The effort is one of three projects of the Princeton chapter of Engineers Without Borders, a non-profit organization that partners with developing communities throughout the world to improve quality of life through sustainable engineering initiatives.
In addition to the ongoing work in Peru, which began with the construction of a community bathroom facility in 2005, Engineers Without Borders-Princeton established a partnership with the village of Kumudo, Ethiopia, in 2006 and launched a project this year just outside Accra, Ghana.
In Ghana, the group plans to construct sanitation facilities at a school in Ashaiman and build an additional school as part of a sustainable community project spearheaded by geosciences professor Gregory van der Vink.

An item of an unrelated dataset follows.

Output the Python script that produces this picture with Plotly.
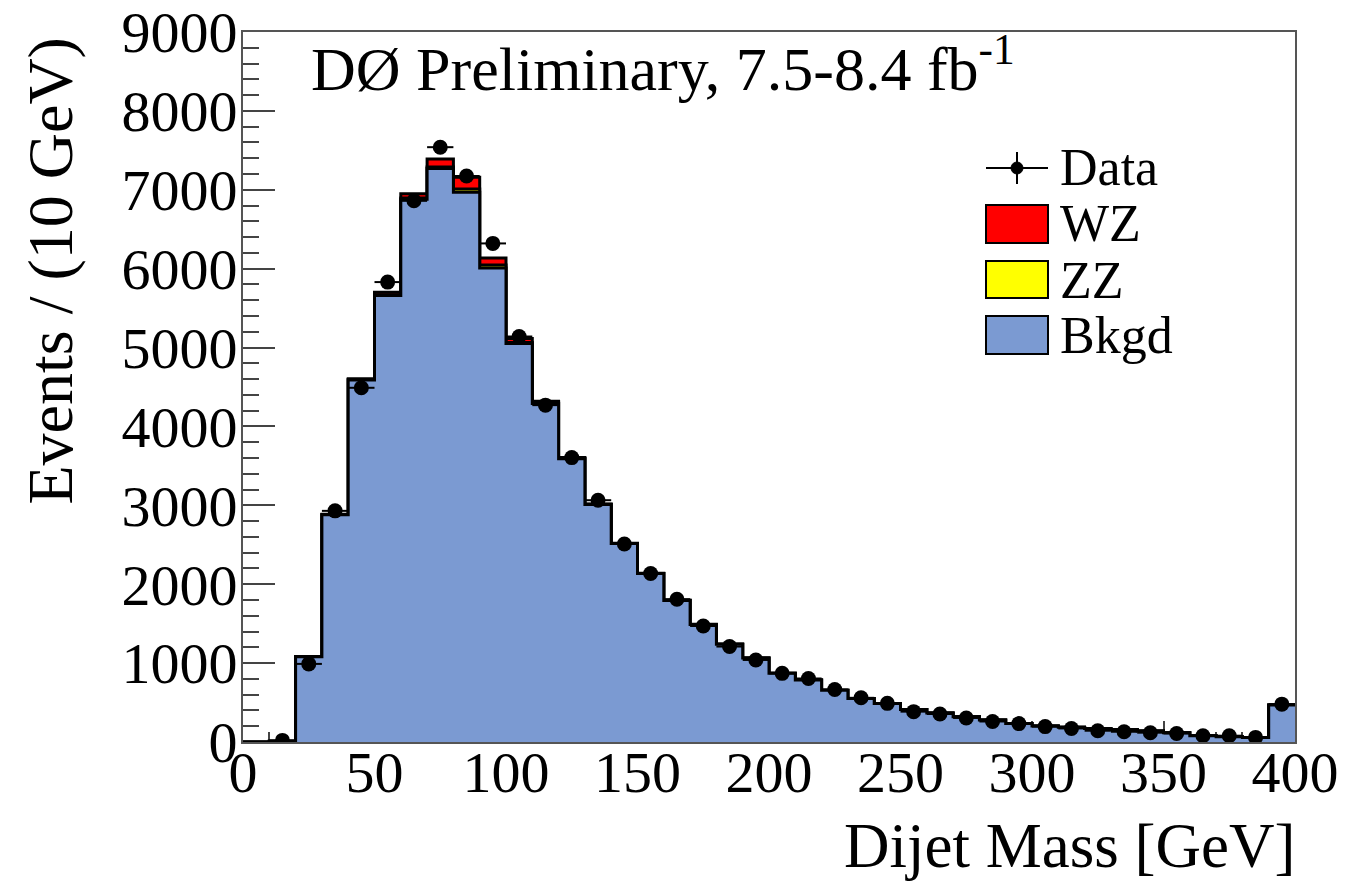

“There are so many aspects to what students learn from these experiences,” said the group’s faculty adviser George Scherer, the William L. Knapp ’47 Professor of Civil Engineering. “All the projects have been initiated by the students, so they learn to take charge and organize complicated tasks and use their technical skills. At the same time, it takes a lot of sensitivity to adapt to other communities and make sure that the projects are what the community members want and need.”
The group is eagerly looking forward to the 2008-2009 academic year, when the founding president of Engineers Without Borders–USA, Bernard Amadei, a professor of civil engineering at the University of Colorado-Boulder, will begin a visiting professorship at Princeton’s Keller Center for Innovation in Engineering Education.